ですが「徳川女刑罰史」の興行収入は良く、岡田茂&天尾完次プロデューサーの指揮のもと異常性愛路線の作品は量産され続けたのでした。
「地獄」(1999年/石井輝男プロダクション/監督:石井輝男)
「生きるも地獄、死するも地獄、平成日本の闇を斬る」(映画のキャッチコピーより)
石井輝男監督が晩年に放った超過激な問題作。
実在の極悪な犯罪者達をモデルにした人物が地獄で責めを受けます。
ノコギリ引きの刑に処される連続幼女殺害のT・M、糞尿の刑に処される毒物カレー事件のM・Hなども登場しますが、本作の大半を占めるのはオウム真理教の事件の話です。映画の中では宇宙真理教となっていますが、明らかにオウム真理教とわかります。
石井輝男先生、怒っています。
何が言いたいのかよくわからない作品が多い石井輝男監督作品ですが、本作からは「怒り」のメッセージが伝わってきます。
オウム真理教はもちろん、彼らをかばう発言をした「知識人」に対しても石井輝男監督は怒りの鉄槌を下します。容赦なく地獄送りにする石井輝男監督の本気度に驚愕する作品です。
「石井輝男」を怒らせると怖いのだ・・・。
ですが、本作を観ると石井輝男監督の怒りはもっともだと思います。確かに描かれている凶悪事件には怒りを覚えますね。
石井輝男監督はただ変な映画ばかり撮っている監督ではないのです。実は正義感溢れる熱血漢なのですよ。
人生に悩む18歳の少女・リカ(佐藤美樹)はある夜、公園で出会った老婆(前田通子)に「あなたの悩みは全部わかっている。私はあなたの救世主。このままではあなたの人生は破滅」と言われます。
リカは特別に生きたまま地獄を見られる選ばれた人間・・・という事で地獄に連れて行かれます。そこで、老婆そっくりの閻魔大王と対面します。
まず、連続幼女殺害のM・Tの過去・現在・未来を見せられショックを受けます。
そして、次はリカの過去・現在・未来を見せられる事に・・・。
リカは実は宇宙真理教に入信しています。

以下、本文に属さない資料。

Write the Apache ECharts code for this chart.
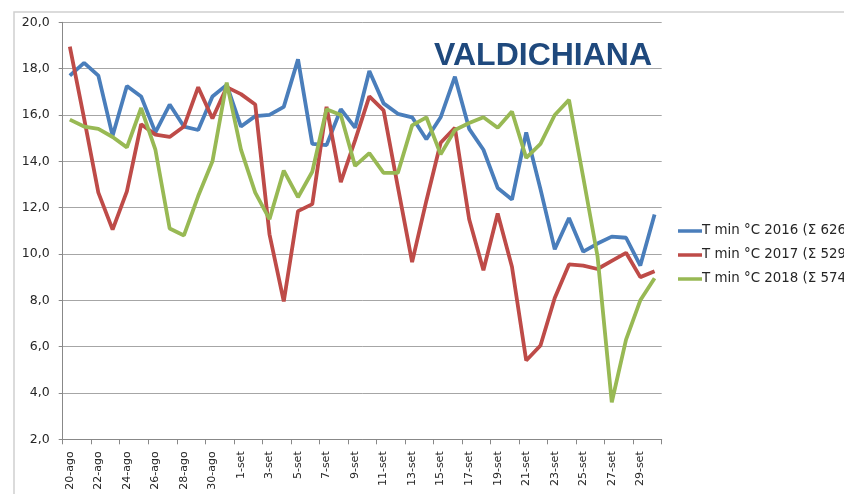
<!DOCTYPE html>
<html>
<head>
<meta charset="utf-8">
<script src="https://cdn.jsdelivr.net/npm/echarts@6/dist/echarts.min.js"></script>
<style>
  html, body { margin: 0; padding: 0; background: #fff; }
  #chart { width: 844px; height: 494px; }
</style>
</head>
<body>
<div id="chart"></div>
<script>
// giorni 20-ago .. 30-set
var days = ['20-ago', '21-ago', '22-ago', '23-ago', '24-ago', '25-ago', '26-ago', '27-ago', '28-ago', '29-ago', '30-ago', '31-ago',
  '1-set', '2-set', '3-set', '4-set', '5-set', '6-set', '7-set', '8-set', '9-set', '10-set',
  '11-set', '12-set', '13-set', '14-set', '15-set', '16-set', '17-set', '18-set', '19-set', '20-set',
  '21-set', '22-set', '23-set', '24-set', '25-set', '26-set', '27-set', '28-set', '29-set', '30-set'];

var names = ['T min °C 2016 (Σ 626)', 'T min °C 2017 (Σ 529)', 'T min °C 2018 (Σ 574)'];

var tmin2016 = [17.7, 18.25, 17.7, 15.1, 17.25, 16.8, 15.25, 16.45, 15.5, 15.35, 16.8, 17.3,
  15.5, 15.95, 16.0, 16.35, 18.4, 14.75, 14.7, 16.25, 15.45, 17.9,
  16.5, 16.05, 15.9, 14.95, 15.9, 17.65, 15.4, 14.5, 12.85, 12.35,
  15.25, 12.8, 10.2, 11.55, 10.1, 10.45, 10.75, 10.7, 9.5, 11.7];

var tmin2017 = [18.95, 15.85, 12.65, 11.05, 12.7, 15.6, 15.15, 15.05, 15.5, 17.2, 15.85, 17.2,
  16.9, 16.45, 10.85, 7.95, 11.85, 12.15, 16.35, 13.1, 14.9, 16.8,
  16.2, 12.9, 9.65, 12.3, 14.8, 15.45, 11.5, 9.3, 11.75, 9.45,
  5.4, 6.05, 8.1, 9.55, 9.5, 9.35, 9.7, 10.05, 9.0, 9.25];

var tmin2018 = [15.8, 15.5, 15.4, 15.05, 14.6, 16.3, 14.5, 11.1, 10.8, 12.5, 14.0, 17.4,
  14.5, 12.65, 11.5, 13.6, 12.45, 13.55, 16.25, 16.0, 13.8, 14.35,
  13.5, 13.5, 15.55, 15.9, 14.3, 15.35, 15.65, 15.9, 15.45, 16.15,
  14.15, 14.75, 16.0, 16.65, 13.3, 9.9, 3.6, 6.3, 8.0, 8.95];

var colors = ['#4a7ebb', '#be4b48', '#98b954'];

var chart = echarts.init(document.getElementById('chart'), null, { renderer: 'canvas' });

function serie(i, data) {
  return {
    name: names[i],
    type: 'line',
    data: data,
    symbol: 'none',
    lineStyle: { color: colors[i], width: 3.8 },
    itemStyle: { color: colors[i] },
    animation: false
  };
}

var option = {
  animation: false,
  backgroundColor: '#fff',
  title: {
    text: 'VALDICHIANA',
    left: 434,
    top: 40,
    padding: 0,
    textStyle: {
      fontFamily: 'Liberation Sans',
      fontWeight: 'bold',
      fontSize: 32,
      color: '#1f497d'
    }
  },
  legend: {
    orient: 'vertical',
    left: 678,
    top: 223,
    padding: 0,
    icon: 'rect',
    itemWidth: 24,
    itemHeight: 3.5,
    itemGap: 8,
    textStyle: { fontFamily: 'DejaVu Sans', fontSize: 13.4, lineHeight: 16, color: '#262626', padding: [0, 0, 0, -5] },
    data: names
  },
  grid: {
    left: 62.7,
    right: 182.3,
    top: 22.3,
    bottom: 54.7,
    containLabel: false
  },
  xAxis: {
    type: 'category',
    data: days,
    boundaryGap: true,
    axisLine: { lineStyle: { color: '#888', width: 1 } },
    axisTick: { show: true, interval: 1, length: 5, lineStyle: { color: '#888' } },
    axisLabel: {
      interval: 1,
      rotate: 90,
      margin: 12,
      fontFamily: 'DejaVu Sans',
      fontSize: 11,
      color: '#262626'
    },
    splitLine: { show: false }
  },
  yAxis: {
    type: 'value',
    min: 2,
    max: 20,
    interval: 2,
    axisLine: { show: true, lineStyle: { color: '#888', width: 1 } },
    axisTick: { show: true, length: 4, lineStyle: { color: '#888' } },
    axisLabel: {
      margin: 13,
      fontFamily: 'DejaVu Sans',
      fontSize: 12.5,
      color: '#262626',
      formatter: function (v) { return v.toFixed(1).replace('.', ','); }
    },
    splitLine: { lineStyle: { color: '#a6a6a6', width: 1 } }
  },
  graphic: [{
    type: 'rect',
    left: 11.5,
    top: 9.5,
    shape: { width: 900, height: 600 },
    style: { fill: 'none', stroke: '#d0d0d0', lineWidth: 1.5 },
    silent: true,
    z: -10
  }],
  series: [
    serie(0, tmin2016),
    serie(1, tmin2017),
    serie(2, tmin2018)
  ]
};

chart.setOption(option);
</script>
</body>
</html>
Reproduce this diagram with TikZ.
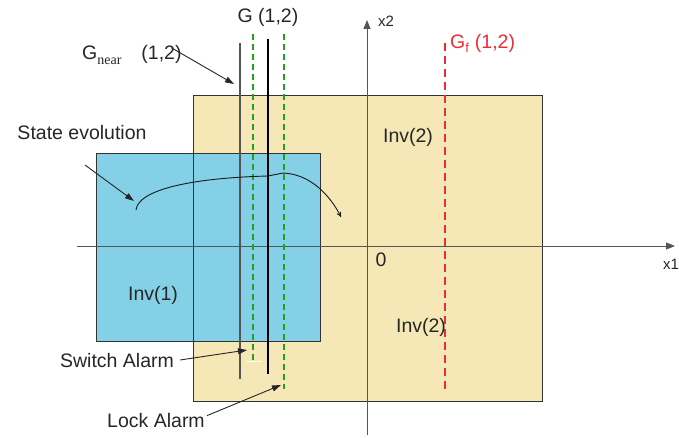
\documentclass[tikz,border=0pt]{standalone}
\usepackage{fontspec}
\setmainfont{Liberation Sans}
\newfontfamily\subserif{Liberation Serif}
\usetikzlibrary{arrows.meta}
\definecolor{invyellow}{HTML}{F5E7B6}
\definecolor{invblue}{HTML}{84D0E6}
\definecolor{guardgreen}{HTML}{23A020}
\definecolor{guardred}{HTML}{EE2C36}
\definecolor{axisgray}{HTML}{555555}
\begin{document}
\begin{tikzpicture}[x=1pt,y=-1pt,
  lbl/.style={inner sep=0pt,font=\fontsize{19.5}{22}\selectfont,text=black!85},
  small/.style={inner sep=0pt,font=\fontsize{15}{17}\selectfont,text=black!85},
  axis/.style={draw=axisgray,line width=1pt,-{Triangle[length=9pt,width=7pt]}},
  pointer/.style={draw=black!85,line width=0.9pt,-{Triangle[length=9pt,width=6pt]}},
  solidguard/.style={line width=1.2pt},
  dashguard/.style={draw=guardgreen,line width=1.1pt,dash pattern=on 6pt off 4pt},
  region/.style={draw=black!80,line width=0.9pt}]
\useasboundingbox (0,0) rectangle (679,438);
% invariants
\fill[invyellow] (193,95) rectangle (542,401);
\draw[region] (193,95) rectangle (542,401);
\fill[invblue] (96,153) rectangle (320,341);
\draw[region] (96,153) rectangle (320,341);
\draw[black!80,line width=0.9pt] (193,153) -- (193,341);
% axes
\coordinate (x1s) at (77,246);
\coordinate (x1e) at (675,246);
\coordinate (x2s) at (367,435);
\coordinate (x2e) at (367,20);
\draw[axis] (x1s) -- (x1e);
\draw[axis] (x2s) -- (x2e);
% guards
\coordinate (gnt) at (240,43); \coordinate (gnb) at (240,379);
\coordinate (swt) at (253,34); \coordinate (swb) at (253,361);
\coordinate (gt) at (268,39);  \coordinate (gb) at (268,374);
\coordinate (lkt) at (284,34); \coordinate (lkb) at (284,389);
\coordinate (gft) at (445,43); \coordinate (gfb) at (445,392);
\draw[solidguard,draw=axisgray] (gnt) -- (gnb);
\draw[dashguard] (swt) -- (swb);
\draw[white,line width=0.8pt] (246,361) -- (262,361);
\draw[solidguard,draw=black] (gt) -- (gb);
\draw[dashguard] (lkt) -- (lkb);
\draw[draw=guardred,line width=1.1pt,dash pattern=on 8pt off 5pt] (gft) -- (gfb);
% state evolution curve
\coordinate (cs) at (136,210);
\coordinate (cm) at (268,176);
\coordinate (ck) at (283,173);
\coordinate (ce) at (341,217);
\draw[black!90,line width=0.9pt,-{To[length=5pt,width=5pt]}] (cs) .. controls (138,190) and (190,178) .. (cm) -- (ck) .. controls (310,174) and (330,195) .. (ce);
% labels
\node[lbl] (gl) at (268,17) {G (1,2)};
\node[lbl,anchor=west] (gnear) at (82,55) {G\raisebox{-5pt}{\subserif\fontsize{14}{16}\selectfont near}\hspace{20pt}(1,2)};
\node[small] (x2l) at (386,21) {x2};
\node[lbl,text=guardred,anchor=west] (gfl) at (450,43) {G\raisebox{-4pt}{\fontsize{13}{15}\selectfont f}\hspace{6pt}(1,2)};
\node[lbl] (inv2a) at (408,137) {Inv(2)};
\node[lbl] (se) at (82,133) {State evolution};
\node[lbl] (zero) at (381,260) {0};
\node[small] (x1l) at (671,264) {x1};
\node[lbl] (inv1) at (153,295) {Inv(1)};
\node[lbl] (inv2b) at (421,327) {Inv(2)};
\node[lbl] (swl) at (117,361) {Switch Alarm};
\node[lbl] (lkl) at (156,421) {Lock Alarm};
% pointers
\coordinate (pgn) at (234,84);
\coordinate (pse) at (134,201);
\coordinate (psw) at (247,350);
\coordinate (plk) at (281,385);
\draw[pointer] (gnear.east) ++(-10pt,7pt) -- (pgn);
\draw[pointer] (85,165) -- (pse);
\draw[pointer] (swl.east) ++(6pt,1pt) -- (psw);
\draw[pointer] (lkl.north east) ++(2pt,-2pt) -- (plk);
\end{tikzpicture}
\end{document}
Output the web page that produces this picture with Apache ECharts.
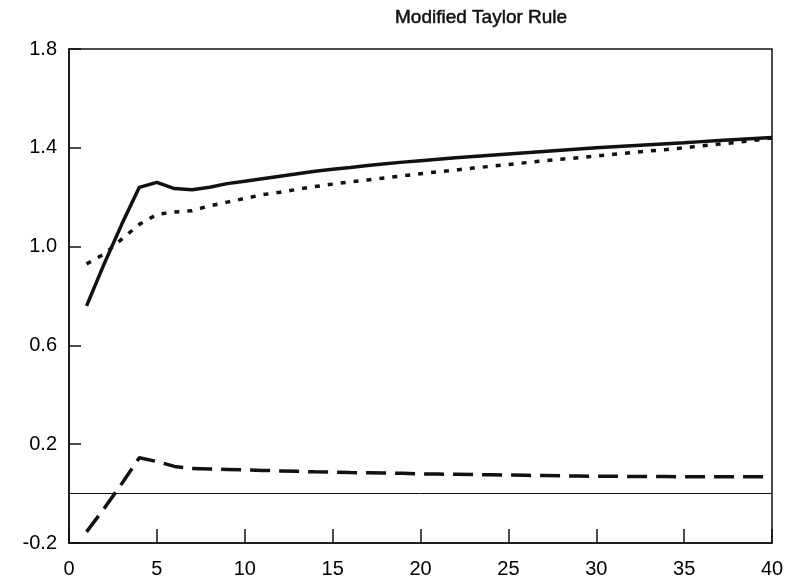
<!DOCTYPE html>
<html><head><meta charset="utf-8">
<script src="https://cdn.jsdelivr.net/npm/echarts@6/dist/echarts.min.js"></script>
<style>html,body{margin:0;padding:0;background:#fff}#c{width:795px;height:586px}</style>
</head><body><div id="c"></div>
<script>
const periods = [1,2,3,4,5,6,7,8,9,10,11,12,13,14,15,16,17,18,19,20,21,22,23,24,25,26,27,28,29,30,31,32,33,34,35,36,37,38,39,40];
const solidVals = [0.76,0.93,1.09,1.24,1.26,1.235,1.23,1.24,1.255,1.265,1.275,1.285,1.295,1.305,1.313,1.32,1.328,1.335,1.342,1.348,1.354,1.36,1.365,1.37,1.375,1.38,1.385,1.39,1.395,1.4,1.404,1.408,1.412,1.416,1.42,1.425,1.43,1.434,1.438,1.442];
const dottedVals = [0.93,0.97,1.03,1.09,1.13,1.14,1.145,1.165,1.18,1.195,1.21,1.22,1.232,1.243,1.253,1.262,1.27,1.278,1.287,1.295,1.303,1.31,1.318,1.325,1.332,1.34,1.347,1.354,1.36,1.367,1.374,1.38,1.387,1.393,1.4,1.408,1.415,1.422,1.43,1.44];
const dashedVals = [-0.155,-0.06,0.04,0.145,0.13,0.11,0.102,0.1,0.098,0.096,0.094,0.092,0.09,0.088,0.087,0.085,0.084,0.083,0.082,0.08,0.079,0.078,0.077,0.076,0.075,0.074,0.073,0.072,0.071,0.07,0.07,0.069,0.069,0.069,0.068,0.068,0.068,0.068,0.068,0.068];
const xTicks = [0,5,10,15,20,25,30,35,40];
const yTicks = [-0.2,0.2,0.6,1.0,1.4,1.8];
const titleText = 'Modified Taylor Rule';

const pairs = v => periods.map((p,i)=>[p,v[i]]);
const chart = echarts.init(document.getElementById('c'));
const font = 'Liberation Sans, Arial, sans-serif';
const xMin = xTicks[0], xMax = xTicks[xTicks.length-1];
const yMin = yTicks[0], yMax = yTicks[yTicks.length-1];
chart.setOption({
  animation:false,
  title:{text:titleText,left:390,top:3,textStyle:{color:'#111',fontFamily:font,fontSize:19,fontWeight:'normal',textBorderColor:'#111',textBorderWidth:0.5}},
  grid:{left:69,right:23,top:49,bottom:43,show:true,borderColor:'#111',borderWidth:1.5,backgroundColor:'transparent'},
  xAxis:{type:'value',min:xMin,max:xMax,interval:5,
    axisLine:{show:true,onZero:false,lineStyle:{color:'#111',width:1.5}},
    axisTick:{show:true,inside:true,length:14,lineStyle:{color:'#111',width:1.5}},
    splitLine:{show:false},
    axisLabel:{color:'#000',fontFamily:font,fontSize:20,margin:16}},
  yAxis:{type:'value',min:yMin,max:yMax,interval:0.4,
    axisLine:{show:true,lineStyle:{color:'#111',width:1.5}},
    axisTick:{show:true,inside:true,length:12,lineStyle:{color:'#111',width:1.5}},
    splitLine:{show:false},
    axisLabel:{color:'#000',fontFamily:font,fontSize:20,margin:12,formatter:v=>v.toFixed(1)}},
  series:[
    {type:'line',data:pairs(solidVals),showSymbol:false,lineStyle:{color:'#111',width:3.5,type:'solid'},
     markLine:{silent:true,symbol:'none',label:{show:false},lineStyle:{color:'#111',width:1,type:'solid'},data:[{yAxis:0}]}},
    {type:'line',data:pairs(dottedVals),showSymbol:false,lineStyle:{color:'#111',width:3.5,type:[5,8]}},
    {type:'line',data:pairs(dashedVals),showSymbol:false,lineStyle:{color:'#111',width:3.5,type:[20,9]}}
  ]
});
</script></body></html>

しかし、今は宇宙真理教に対して疑心暗鬼になっています。
という感じで物語は宇宙真理教(オウム真理教)の話になっていきます。教祖、激似です。誰が見てもモデルが誰かわかると思います。
1950年代、新東宝の大スターで日本映画初のヌードを披露した事で有名な前田通子さんが42年ぶりに映画出演しました。
しかし、何故かその役が閻魔大王。
宇宙真理教(オウム真理教)の悪事に気づいたリカ(佐藤美樹)は自らの過ちに気づき、現世に帰る事になります。
ところが帰る直前・・・。
何故か唐突に丹波哲郎先生、登場!!!
もちろん、劇場内では笑いが・・・。
皆さま、丹波哲郎先生の活躍にも注目です。